The problem of making searchable PDFs

It has been a very laborious process trying to discover a free (or at least cheap) solution for making image-based PDFs searchable using software that runs in either Mac OS X or Linux.  This is a particularly pressing need for me given the number of books and other paper-based documents that I scan on a regular basis.  Interestingly, the packaged software that came with my flatbed scanner,a Canoscan LIDE 70, was able to effortlessly add a text-layer to my scans under Windows XP.  However, since I changed computers and operating systems, I have been using VueScan as my scanning app.  While the version of this software (8.6.23) that I have been using has the ability to OCR text and write the output to a TXT file, it is not able to produce searchable PDFs.  (I just noticed that a newer version (8.6.33) released this past May actually does add support for creating searchable PDFs.  I will definitely download this.  I should also note in passing that VueScan adds functionality that Canon's packaged drivers and software lacked, such as the ability to operate continuously through a multi-page scan, eliminating the need to constantly hit the scan button).

In any case, I need a solution for converting the numerous files that I have already produced that are simply image-based.  My goal has been to find a way out of buying an expensive OCR and PDF creation suite, such as OmniPage Pro or ABBYY Finewriter, which can create searchable PDFs.  Most of the free software that I have been able to find through Googling has been designed to work from the Linux command-line.  I am willing to use this software as solution because I have an older laptop on which I have installed Ubuntu 9.10, and I am not against shuffling PDFs between my MacBook Pro and the machine in order to post-process my scans.  (This workflow seems also to be the engineering solution of choice, especially in larger networked settings, since there is a Live-CD based Linux distro designed just for handling this task).

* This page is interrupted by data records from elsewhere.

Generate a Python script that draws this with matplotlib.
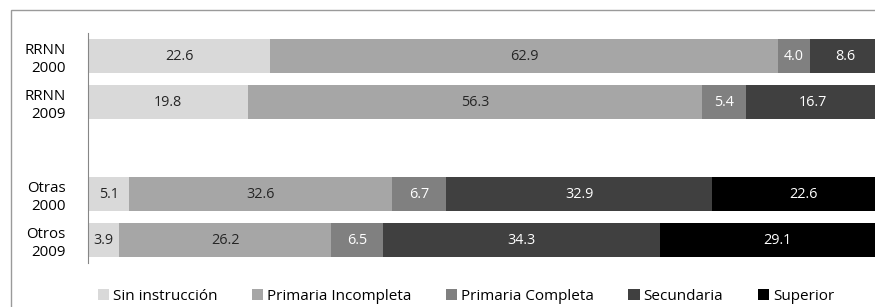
import matplotlib
matplotlib.use("Agg")
import matplotlib.pyplot as plt
from matplotlib.patches import Rectangle
import numpy as np

# Daten
grupos = ["RRNN\n2000", "RRNN\n2009", "", "Otras\n2000", "Otros\n2009"]
niveles = ["Sin instrucción", "Primaria Incompleta", "Primaria Completa",
           "Secundaria", "Superior"]
sin_instruccion = [22.6, 19.8, 0, 5.1, 3.9]
primaria_incompleta = [62.9, 56.3, 0, 32.6, 26.2]
primaria_completa = [4.0, 5.4, 0, 6.7, 6.5]
secundaria = [8.6, 16.7, 0, 32.9, 34.3]
superior = [1.9, 1.8, 0, 22.6, 29.1]

colores = ["#d9d9d9", "#a6a6a6", "#808080", "#404040", "#000000"]
color_texto = ["#262626", "#262626", "white", "white", "white"]

plt.rcParams["font.family"] = ["Open Sans", "DejaVu Sans"]

fig = plt.figure(figsize=(8.75, 3.07), dpi=100)
# Rahmen des Diagramms (rechts/unten abgeschnitten)
fig.patches.append(Rectangle((10.5 / 875, -0.1), 1.2, 1 - 10.5 / 307 + 0.1,
                             transform=fig.transFigure, fill=False,
                             edgecolor="#9a9a9a", linewidth=1.0))

ax = fig.add_axes([88 / 875, 44 / 307, 807 / 875, 230 / 307])

serien = [sin_instruccion, primaria_incompleta, primaria_completa, secundaria, superior]
y = np.arange(len(grupos))
links = np.zeros(len(grupos))
for i, werte in enumerate(serien):
    werte = np.array(werte)
    ax.barh(y, werte, left=links, height=0.74, color=colores[i],
            linewidth=0, label=niveles[i])
    for j, w in enumerate(werte):
        if w > 0:
            ax.text(links[j] + w / 2, y[j], f"{w:.1f}", ha="center", va="center",
                    fontsize=10.4, color=color_texto[i])
    links += werte

ax.set_xlim(0, 100)
ax.set_ylim(4.5, -0.5)
ax.set_yticks(y)
ax.set_yticklabels(grupos, fontsize=10.8, linespacing=1.25, ha="right")
ax.tick_params(axis="y", length=0, pad=16)
ax.set_xticks([])
for s in ["top", "right", "bottom"]:
    ax.spines[s].set_visible(False)
ax.spines["left"].set_color("#868686")

fig.legend(loc="center", bbox_to_anchor=(466 / 875, 1 - 296 / 307), ncol=5,
           frameon=False, fontsize=11, handlelength=0.75, handleheight=0.75,
           handletextpad=0.25, columnspacing=2.25)

fig.savefig("out.png", dpi=100)
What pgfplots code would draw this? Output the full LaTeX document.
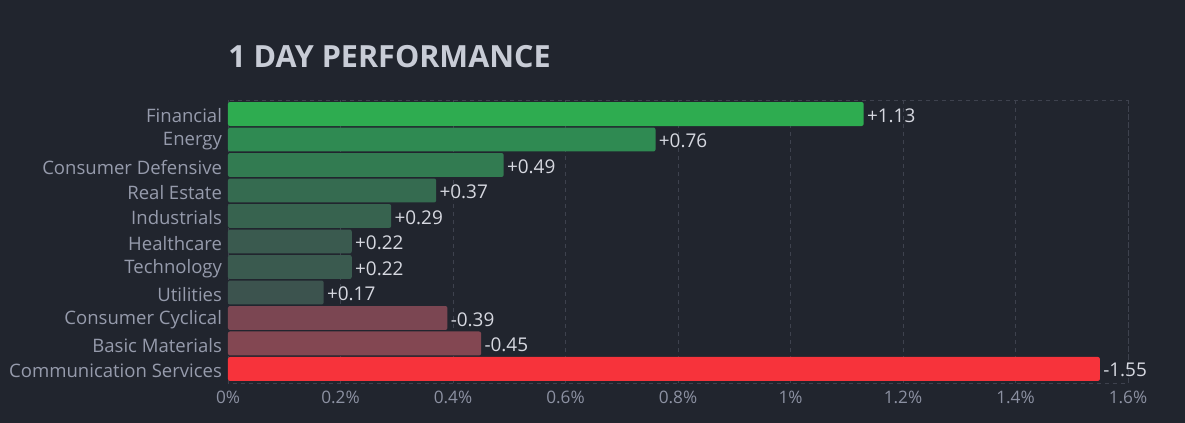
\documentclass[border=0pt]{standalone}
\usepackage{pgfplots}
\pgfplotsset{compat=1.18}
\usepackage{fontspec}
\setmainfont{Open Sans}
\definecolor{bg}{RGB}{33,37,46}
\definecolor{gridc}{RGB}{62,66,78}
\definecolor{titlec}{RGB}{200,204,214}
\definecolor{tickc}{RGB}{140,145,162}
\definecolor{ylabc}{RGB}{150,155,172}
\definecolor{valc}{RGB}{214,216,224}
\definecolor{c1}{RGB}{46,172,80}
\definecolor{c2}{RGB}{47,138,82}
\definecolor{c3}{RGB}{50,123,81}
\definecolor{c4}{RGB}{53,107,80}
\definecolor{c5}{RGB}{55,99,79}
\definecolor{c6}{RGB}{58,90,79}
\definecolor{c7}{RGB}{58,90,79}
\definecolor{c8}{RGB}{60,83,78}
\definecolor{c9}{RGB}{123,70,82}
\definecolor{c10}{RGB}{131,71,82}
\definecolor{c11}{RGB}{247,51,59}
\begin{document}
\begin{tikzpicture}
\fill[bg] (0,0) rectangle (888.75pt,317.25pt);
\useasboundingbox (0,0) rectangle (888.75pt,317.25pt);
\node[anchor=base west, font=\fontsize{22.9}{26}\selectfont\bfseries, text=titlec, inner sep=0pt] at (171pt,266.25pt) {1 DAY PERFORMANCE};
\begin{axis}[
  at={(171pt,30pt)}, anchor=south west,
  scale only axis, width=675pt, height=212.25pt,
  xbar, bar shift=0pt, bar width=0.94,
  y dir=reverse,
  xmin=0, xmax=1.6, ymin=-0.55, ymax=10.55,
  xtick={0,0.2,0.4,0.6,0.8,1,1.2,1.4,1.6},
  xticklabels={0\%,0.2\%,0.4\%,0.6\%,0.8\%,1\%,1.2\%,1.4\%,1.6\%},
  ytick={0,1,2,3,4,5,6,7,8,9,10},
  yticklabels={Financial,Energy,Consumer Defensive,Real Estate,Industrials,Healthcare,Technology,Utilities,Consumer Cyclical,Basic Materials,Communication Services},
  major tick length=0pt,
  xticklabel style={font=\fontsize{12.9}{14}\selectfont, text=tickc, yshift=-2.5pt},
  yticklabel style={font=\fontsize{13.9}{15}\selectfont, text=ylabc, xshift=-1pt, yshift=-1.5pt},
  xmajorgrids, grid style={gridc, dashed, line width=0.6pt},
  axis line style={gridc, dashed, line width=0.6pt},
  nodes near coords, point meta=explicit symbolic,
  every node near coord/.append style={font=\fontsize{14.2}{15}\selectfont, text=valc, anchor=west, xshift=-1pt, yshift=-1pt},
  every axis plot/.append style={draw=none, rounded corners=1.5pt},
  clip=false,
]
\addplot[fill=c1] coordinates {(1.13,0) [+1.13]};
\addplot[fill=c2] coordinates {(0.76,1) [+0.76]};
\addplot[fill=c3] coordinates {(0.49,2) [+0.49]};
\addplot[fill=c4] coordinates {(0.37,3) [+0.37]};
\addplot[fill=c5] coordinates {(0.29,4) [+0.29]};
\addplot[fill=c6] coordinates {(0.22,5) [+0.22]};
\addplot[fill=c7] coordinates {(0.22,6) [+0.22]};
\addplot[fill=c8] coordinates {(0.17,7) [+0.17]};
\addplot[fill=c9] coordinates {(0.39,8) [-0.39]};
\addplot[fill=c10] coordinates {(0.45,9) [-0.45]};
\addplot[fill=c11] coordinates {(1.55,10) [-1.55]};
\end{axis}
\end{tikzpicture}
\end{document}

The first software that I tried was pdfocr.  I was able to successfully install all the necessary packages.  I was initially encouraged that the software processed the first PDF that I fed it page-by-page without balking.  However, the script constantly complained that each page image was not at an anticipated resolution of 300 DPI.  There does not seem to be a command-line variable which allows for this variable to be changed.  (Most of the book scans that I have done are at 150 DPI, mostly because this resolution is usable for screen reading and it speeds up the scanning process.  At resolutions of 300 DPI and above the scanning head on my scanner simply crawls). The final output was disappointing.  Though pdfocr successfully added an OCR layer to each page, the underlying text was set at way too many points and thus out of all proportion to the image text.  This layer is not at all usable either for highlighting using PDF annotation software or for searching to find where a word or phrase specifically occurs.

The second command-line based software that I tried, a custom bash script described in this blog post, suffered from the same problem.  This script also uses both the same OCR engine, Cuneiform, and OCR data format, hOCR, as the first software I tried.  This tells me that whatever its OCR accuracy, Cuneiform and hOCR may not be suitable for this application.  At the very least, a programmer with more knowledge than me needs to create more robust options in order to work with my set of files.

Given that Google Book search is able to use its Tesseract OCR software to produce accurate (and accurately placed) text data for page scans, it should not be that difficult to find a free and efficient solution to use on my own computer.